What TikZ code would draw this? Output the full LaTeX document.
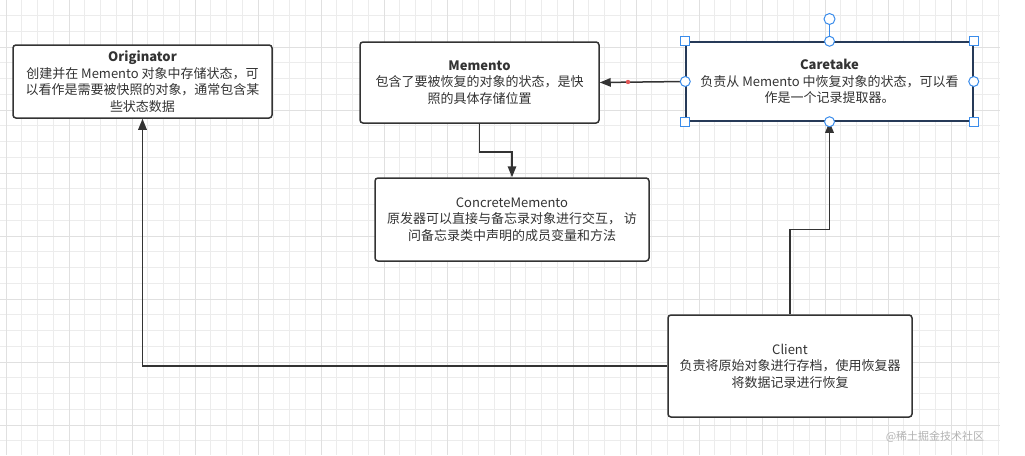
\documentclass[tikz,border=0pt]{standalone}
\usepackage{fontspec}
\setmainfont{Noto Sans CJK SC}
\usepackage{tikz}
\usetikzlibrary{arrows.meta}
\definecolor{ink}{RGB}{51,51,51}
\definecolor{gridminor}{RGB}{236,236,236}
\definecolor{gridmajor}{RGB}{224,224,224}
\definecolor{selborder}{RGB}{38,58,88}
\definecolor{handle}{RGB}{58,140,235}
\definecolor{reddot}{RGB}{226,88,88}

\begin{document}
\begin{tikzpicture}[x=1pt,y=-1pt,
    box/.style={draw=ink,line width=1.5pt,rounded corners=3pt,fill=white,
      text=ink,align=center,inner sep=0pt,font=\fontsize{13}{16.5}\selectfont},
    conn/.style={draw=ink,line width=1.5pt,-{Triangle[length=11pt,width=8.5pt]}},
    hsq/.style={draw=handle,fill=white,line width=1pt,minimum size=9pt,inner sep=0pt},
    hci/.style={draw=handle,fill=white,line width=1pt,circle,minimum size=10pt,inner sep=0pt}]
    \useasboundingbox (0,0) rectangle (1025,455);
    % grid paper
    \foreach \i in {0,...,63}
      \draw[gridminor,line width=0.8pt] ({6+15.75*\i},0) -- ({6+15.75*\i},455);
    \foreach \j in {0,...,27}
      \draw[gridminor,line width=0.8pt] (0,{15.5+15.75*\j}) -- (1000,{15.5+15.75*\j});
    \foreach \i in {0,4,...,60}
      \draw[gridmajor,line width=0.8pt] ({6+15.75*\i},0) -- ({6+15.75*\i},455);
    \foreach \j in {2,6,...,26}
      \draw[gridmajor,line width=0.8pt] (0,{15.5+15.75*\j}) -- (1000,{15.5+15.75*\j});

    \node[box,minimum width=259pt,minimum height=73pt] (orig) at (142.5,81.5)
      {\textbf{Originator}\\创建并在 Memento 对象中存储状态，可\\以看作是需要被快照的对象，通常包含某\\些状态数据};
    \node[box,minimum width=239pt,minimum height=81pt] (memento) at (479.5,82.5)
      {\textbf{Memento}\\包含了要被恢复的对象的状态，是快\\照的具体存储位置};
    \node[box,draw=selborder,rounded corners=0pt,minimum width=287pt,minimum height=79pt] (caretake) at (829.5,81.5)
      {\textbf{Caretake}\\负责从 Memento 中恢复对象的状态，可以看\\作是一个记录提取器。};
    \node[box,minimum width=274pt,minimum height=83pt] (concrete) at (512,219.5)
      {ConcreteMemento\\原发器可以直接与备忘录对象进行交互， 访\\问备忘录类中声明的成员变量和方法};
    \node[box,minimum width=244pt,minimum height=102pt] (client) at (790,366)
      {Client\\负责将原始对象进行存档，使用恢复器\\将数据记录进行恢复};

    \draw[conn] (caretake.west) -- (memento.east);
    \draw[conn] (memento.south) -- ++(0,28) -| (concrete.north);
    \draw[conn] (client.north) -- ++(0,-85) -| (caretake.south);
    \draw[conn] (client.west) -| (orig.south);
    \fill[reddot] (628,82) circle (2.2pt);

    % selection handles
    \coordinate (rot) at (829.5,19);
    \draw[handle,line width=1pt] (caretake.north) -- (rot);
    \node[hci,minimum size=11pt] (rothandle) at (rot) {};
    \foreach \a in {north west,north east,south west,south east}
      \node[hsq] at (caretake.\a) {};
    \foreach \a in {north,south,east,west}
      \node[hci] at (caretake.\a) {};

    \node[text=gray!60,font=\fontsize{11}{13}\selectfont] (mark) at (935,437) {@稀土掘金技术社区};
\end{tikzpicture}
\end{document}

● ● ● ●

# Given task
Ignore the images and quote every line of the listing exactly.

# Response below
What TikZ code would draw this? Output the full LaTeX document.
\documentclass[tikz,border=0pt]{standalone}
\usepackage{fontspec}
\setmainfont{Noto Sans CJK SC}
\usepackage{tikz}
\usetikzlibrary{arrows.meta}
\definecolor{ink}{RGB}{51,51,51}
\definecolor{gridminor}{RGB}{236,236,236}
\definecolor{gridmajor}{RGB}{224,224,224}
\definecolor{selborder}{RGB}{38,58,88}
\definecolor{handle}{RGB}{58,140,235}
\definecolor{reddot}{RGB}{226,88,88}

\begin{document}
\begin{tikzpicture}[x=1pt,y=-1pt,
    box/.style={draw=ink,line width=1.5pt,rounded corners=3pt,fill=white,
      text=ink,align=center,inner sep=0pt,font=\fontsize{13}{16.5}\selectfont},
    conn/.style={draw=ink,line width=1.5pt,-{Triangle[length=11pt,width=8.5pt]}},
    hsq/.style={draw=handle,fill=white,line width=1pt,minimum size=9pt,inner sep=0pt},
    hci/.style={draw=handle,fill=white,line width=1pt,circle,minimum size=10pt,inner sep=0pt}]
    \useasboundingbox (0,0) rectangle (1025,455);
    % grid paper
    \foreach \i in {0,...,63}
      \draw[gridminor,line width=0.8pt] ({6+15.75*\i},0) -- ({6+15.75*\i},455);
    \foreach \j in {0,...,27}
      \draw[gridminor,line width=0.8pt] (0,{15.5+15.75*\j}) -- (1000,{15.5+15.75*\j});
    \foreach \i in {0,4,...,60}
      \draw[gridmajor,line width=0.8pt] ({6+15.75*\i},0) -- ({6+15.75*\i},455);
    \foreach \j in {2,6,...,26}
      \draw[gridmajor,line width=0.8pt] (0,{15.5+15.75*\j}) -- (1000,{15.5+15.75*\j});

    \node[box,minimum width=259pt,minimum height=73pt] (orig) at (142.5,81.5)
      {\textbf{Originator}\\创建并在 Memento 对象中存储状态，可\\以看作是需要被快照的对象，通常包含某\\些状态数据};
    \node[box,minimum width=239pt,minimum height=81pt] (memento) at (479.5,82.5)
      {\textbf{Memento}\\包含了要被恢复的对象的状态，是快\\照的具体存储位置};
    \node[box,draw=selborder,rounded corners=0pt,minimum width=287pt,minimum height=79pt] (caretake) at (829.5,81.5)
      {\textbf{Caretake}\\负责从 Memento 中恢复对象的状态，可以看\\作是一个记录提取器。};
    \node[box,minimum width=274pt,minimum height=83pt] (concrete) at (512,219.5)
      {ConcreteMemento\\原发器可以直接与备忘录对象进行交互， 访\\问备忘录类中声明的成员变量和方法};
    \node[box,minimum width=244pt,minimum height=102pt] (client) at (790,366)
      {Client\\负责将原始对象进行存档，使用恢复器\\将数据记录进行恢复};

    \draw[conn] (caretake.west) -- (memento.east);
    \draw[conn] (memento.south) -- ++(0,28) -| (concrete.north);
    \draw[conn] (client.north) -- ++(0,-85) -| (caretake.south);
    \draw[conn] (client.west) -| (orig.south);
    \fill[reddot] (628,82) circle (2.2pt);

    % selection handles
    \coordinate (rot) at (829.5,19);
    \draw[handle,line width=1pt] (caretake.north) -- (rot);
    \node[hci,minimum size=11pt] (rothandle) at (rot) {};
    \foreach \a in {north west,north east,south west,south east}
      \node[hsq] at (caretake.\a) {};
    \foreach \a in {north,south,east,west}
      \node[hci] at (caretake.\a) {};

    \node[text=gray!60,font=\fontsize{11}{13}\selectfont] (mark) at (935,437) {@稀土掘金技术社区};
\end{tikzpicture}
\end{document}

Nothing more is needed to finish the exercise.